YOUR GOAL ->
Extract the lines from the start through the line that holds "var creditText = 'JS chart by amCharts';", both included, omitting all images.

┌──

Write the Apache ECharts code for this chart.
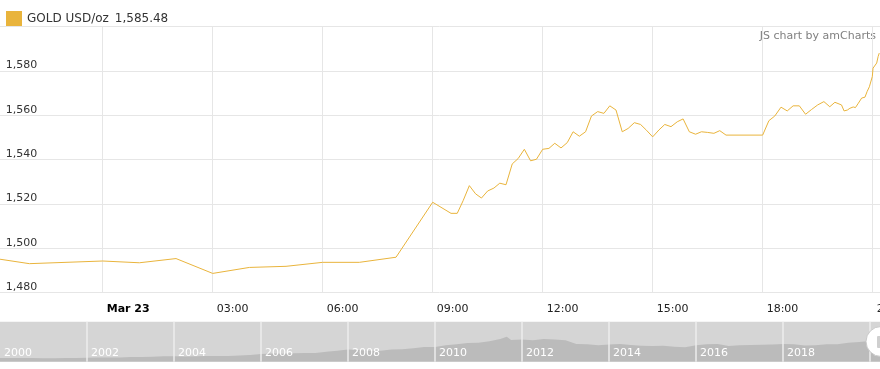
<!DOCTYPE html>
<html>
<head>
<meta charset="utf-8">
<script src="https://cdn.jsdelivr.net/npm/echarts@6/dist/echarts.min.js"></script>
<style>
html,body{margin:0;padding:0;background:#fff;}
#chart{width:880px;height:369px;}
</style>
</head>
<body>
<div id="chart"></div>
<script>
// Hours relative to Mar 23 00:00
var hours = [-2.8,-2,0,1,2,3,4,5,6,7,8,9,9.5,9.67,9.83,10,10.17,10.33,10.5,10.67,10.83,11,11.17,11.33,11.5,11.67,11.83,12,12.17,12.33,12.5,12.67,12.83,13,13.17,13.33,13.5,13.67,13.83,14,14.17,14.33,14.5,14.67,14.83,15,15.17,15.33,15.5,15.67,15.83,16,16.17,16.33,16.5,16.67,16.83,17,18,18.17,18.33,18.5,18.67,18.83,19,19.17,19.33,19.5,19.67,19.83,19.97,20.15,20.22,20.26,20.31,20.38,20.47,20.53,20.61,20.70,20.79,20.85,20.91,20.94,20.99,21.01,21.06,21.11,21.15,21.18];
var prices = [1495.1,1493.1,1494.3,1493.5,1495.4,1488.7,1491.4,1491.9,1493.7,1493.7,1496.0,1520.8,1515.8,1515.8,1521.5,1528.3,1524.6,1522.7,1525.9,1527.2,1529.4,1528.7,1538.1,1540.5,1544.7,1539.5,1540.2,1544.7,1545.1,1547.4,1545.3,1547.7,1552.6,1550.6,1552.6,1559.7,1561.7,1560.9,1564.3,1562.4,1552.6,1554.1,1556.7,1555.9,1553.3,1550.3,1553.4,1555.9,1554.9,1557.1,1558.4,1552.6,1551.5,1552.6,1552.3,1551.9,1553.1,1551.1,1551.1,1557.6,1559.7,1563.7,1562.0,1564.3,1564.3,1560.5,1562.6,1564.7,1566.2,1563.9,1565.9,1564.7,1562.0,1561.2,1562.4,1563.2,1563.8,1563.5,1565.5,1567.8,1568.2,1570.8,1572.9,1572.2,1577.5,1581.3,1581.0,1583.6,1586.6,1588.1];
var seriesName = 'GOLD USD/oz';
var lastPrice = '1,585.48';
var dayLabel = 'Mar 23';
var creditText = 'JS chart by amCharts';

// Navigator (long-term history)
var navYears = [2000,2000.25,2000.5,2000.75,2001,2001.25,2001.5,2001.75,2002,2002.25,2002.5,2002.75,2003,2003.25,2003.5,2003.75,2004,2004.25,2004.5,2004.75,2005,2005.25,2005.5,2005.75,2006,2006.25,2006.5,2006.75,2007,2007.25,2007.5,2007.75,2008,2008.25,2008.5,2008.75,2009,2009.25,2009.5,2009.75,2010,2010.25,2010.5,2010.75,2011,2011.25,2011.5,2011.65,2011.75,2012,2012.25,2012.5,2012.75,2013,2013.25,2013.5,2013.75,2014,2014.25,2014.5,2014.75,2015,2015.25,2015.5,2015.75,2016,2016.25,2016.5,2016.75,2017,2017.25,2017.5,2017.75,2018,2018.25,2018.5,2018.75,2019,2019.25,2019.5,2019.75,2020,2020.23];
var navValues = [285,280,275,270,265,268,272,278,295,315,315,320,350,345,370,400,410,395,410,435,430,430,470,510,580,620,600,630,660,660,740,820,920,880,830,820,920,930,1000,1100,1110,1240,1300,1400,1430,1530,1700,1880,1620,1660,1600,1700,1660,1600,1330,1300,1230,1290,1320,1260,1200,1180,1190,1120,1080,1230,1300,1330,1180,1230,1250,1270,1290,1330,1300,1220,1240,1300,1300,1420,1480,1560,1585];

var chart = echarts.init(document.getElementById('chart'));
var FONT = 'DejaVu Sans';
var GRID = '#e6e6e6';

function fmtNum(v){
  var s = String(Math.round(v));
  return s.replace(/\B(?=(\d{3})+(?!\d))/g, ',');
}

chart.setOption({
  animation: false,
  backgroundColor: '#ffffff',
  textStyle: {fontFamily: FONT},
  legend: {
    left: 1, top: 6,
    icon: 'rect', itemWidth: 16, itemHeight: 15, itemGap: 5,
    data: [seriesName],
    textStyle: {fontFamily: FONT, fontSize: 12, color: '#333',
      rich: {v: {fontFamily: FONT, fontSize: 12, color: '#333', padding: [0,0,0,6]}}},
    formatter: function(n){ return n + '{v|' + lastPrice + '}'; }
  },
  graphic: [
    {type: 'text', right: 4, top: 31, style: {text: creditText, fill: '#808080', font: '11px "DejaVu Sans"'}},
    {type: 'circle', shape: {cx: 881, cy: 341.5, r: 15}, style: {fill: '#ffffff', stroke: '#c8c8c8', lineWidth: 1}, z: 100},
    {type: 'rect', shape: {x: 877, y: 336, width: 4, height: 12, r: 1}, style: {fill: '#cfcfcf'}, z: 101}
  ],
  grid: [
    {left: -7.3, right: 0, top: 26.7, bottom: 76.3, containLabel: false, outerBoundsMode: 'none'},
    {left: 0, right: 0, top: 321.7, height: 40, show: true, backgroundColor: '#d5d5d5', borderWidth: 0, containLabel: false, outerBoundsMode: 'none'}
  ],
  xAxis: [
    {
      type: 'value', gridIndex: 0, min: -3, max: 21.2, interval: 3,
      axisLine: {show: false}, axisTick: {show: false},
      splitLine: {show: true, showMaxLine: false, lineStyle: {color: GRID, width: 1}},
      axisLabel: {
        showMinLabel: false, showMaxLabel: true, hideOverlap: false, align: 'left', margin: 11, padding: [0,0,0,4],
        fontFamily: FONT, fontSize: 11, color: '#222',
        rich: {b: {fontFamily: FONT, fontSize: 11, fontWeight: 'bold', color: '#000'}},
        formatter: function(v){
          if (Math.abs(v - Math.round(v)) > 1e-6 || Math.round(v) % 3 !== 0) return '';
          if (v === 0) return '{b|' + dayLabel + '}';
          var h = ((Math.round(v) % 24) + 24) % 24;
          return (h < 10 ? '0' : '') + h + ':00';
        }
      }
    },
    {
      type: 'value', gridIndex: 1, min: 2000, max: 2020.23, interval: 2, z: 10,
      axisLine: {show: false}, axisTick: {show: false},
      splitLine: {show: true, showMinLine: false, showMaxLine: false, lineStyle: {color: '#ececec', width: 1.5}},
      axisLabel: {
        inside: true, align: 'left', margin: 3, padding: [0,0,0,4],
        fontFamily: FONT, fontSize: 11, color: '#ffffff',
        formatter: function(v){ return (Math.abs(v - Math.round(v)) < 1e-6) ? String(Math.round(v)) : ''; }
      }
    }
  ],
  yAxis: [
    {
      type: 'value', gridIndex: 0, min: 1480, max: 1600, interval: 20,
      axisLine: {show: false}, axisTick: {show: false},
      splitLine: {show: true, lineStyle: {color: GRID, width: 1}},
      axisLabel: {
        inside: true, margin: 13, verticalAlign: 'bottom', lineHeight: 11, showMaxLabel: false,
        fontFamily: FONT, fontSize: 11, color: '#333',
        formatter: function(v){ return v >= 1600 ? '' : fmtNum(v); }
      }
    },
    {
      type: 'value', gridIndex: 1, min: 0, max: 3000, show: false
    }
  ],
  series: [
    {
      name: seriesName, type: 'line', xAxisIndex: 0, yAxisIndex: 0,
      data: hours.map(function(h, i){ return [h, prices[i]]; }),
      showSymbol: false, symbol: 'none', clip: true,
      itemStyle: {color: '#e9b43c'},
      lineStyle: {color: '#e9b43c', width: 1}
    },
    {
      name: 'nav', type: 'line', xAxisIndex: 1, yAxisIndex: 1,
      data: navYears.map(function(y, i){ return [y, navValues[i]]; }),
      showSymbol: false, symbol: 'none',
      lineStyle: {width: 0},
      itemStyle: {color: '#bbbbbb'},
      areaStyle: {color: '#bbbbbb', opacity: 1},
      z: 1
    }
  ]
});
</script>
</body>
</html>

└──

SOLUTION TO THIS PROBLEM ->
Write the Apache ECharts code for this chart.
<!DOCTYPE html>
<html>
<head>
<meta charset="utf-8">
<script src="https://cdn.jsdelivr.net/npm/echarts@6/dist/echarts.min.js"></script>
<style>
html,body{margin:0;padding:0;background:#fff;}
#chart{width:880px;height:369px;}
</style>
</head>
<body>
<div id="chart"></div>
<script>
// Hours relative to Mar 23 00:00
var hours = [-2.8,-2,0,1,2,3,4,5,6,7,8,9,9.5,9.67,9.83,10,10.17,10.33,10.5,10.67,10.83,11,11.17,11.33,11.5,11.67,11.83,12,12.17,12.33,12.5,12.67,12.83,13,13.17,13.33,13.5,13.67,13.83,14,14.17,14.33,14.5,14.67,14.83,15,15.17,15.33,15.5,15.67,15.83,16,16.17,16.33,16.5,16.67,16.83,17,18,18.17,18.33,18.5,18.67,18.83,19,19.17,19.33,19.5,19.67,19.83,19.97,20.15,20.22,20.26,20.31,20.38,20.47,20.53,20.61,20.70,20.79,20.85,20.91,20.94,20.99,21.01,21.06,21.11,21.15,21.18];
var prices = [1495.1,1493.1,1494.3,1493.5,1495.4,1488.7,1491.4,1491.9,1493.7,1493.7,1496.0,1520.8,1515.8,1515.8,1521.5,1528.3,1524.6,1522.7,1525.9,1527.2,1529.4,1528.7,1538.1,1540.5,1544.7,1539.5,1540.2,1544.7,1545.1,1547.4,1545.3,1547.7,1552.6,1550.6,1552.6,1559.7,1561.7,1560.9,1564.3,1562.4,1552.6,1554.1,1556.7,1555.9,1553.3,1550.3,1553.4,1555.9,1554.9,1557.1,1558.4,1552.6,1551.5,1552.6,1552.3,1551.9,1553.1,1551.1,1551.1,1557.6,1559.7,1563.7,1562.0,1564.3,1564.3,1560.5,1562.6,1564.7,1566.2,1563.9,1565.9,1564.7,1562.0,1561.2,1562.4,1563.2,1563.8,1563.5,1565.5,1567.8,1568.2,1570.8,1572.9,1572.2,1577.5,1581.3,1581.0,1583.6,1586.6,1588.1];
var seriesName = 'GOLD USD/oz';
var lastPrice = '1,585.48';
var dayLabel = 'Mar 23';
var creditText = 'JS chart by amCharts';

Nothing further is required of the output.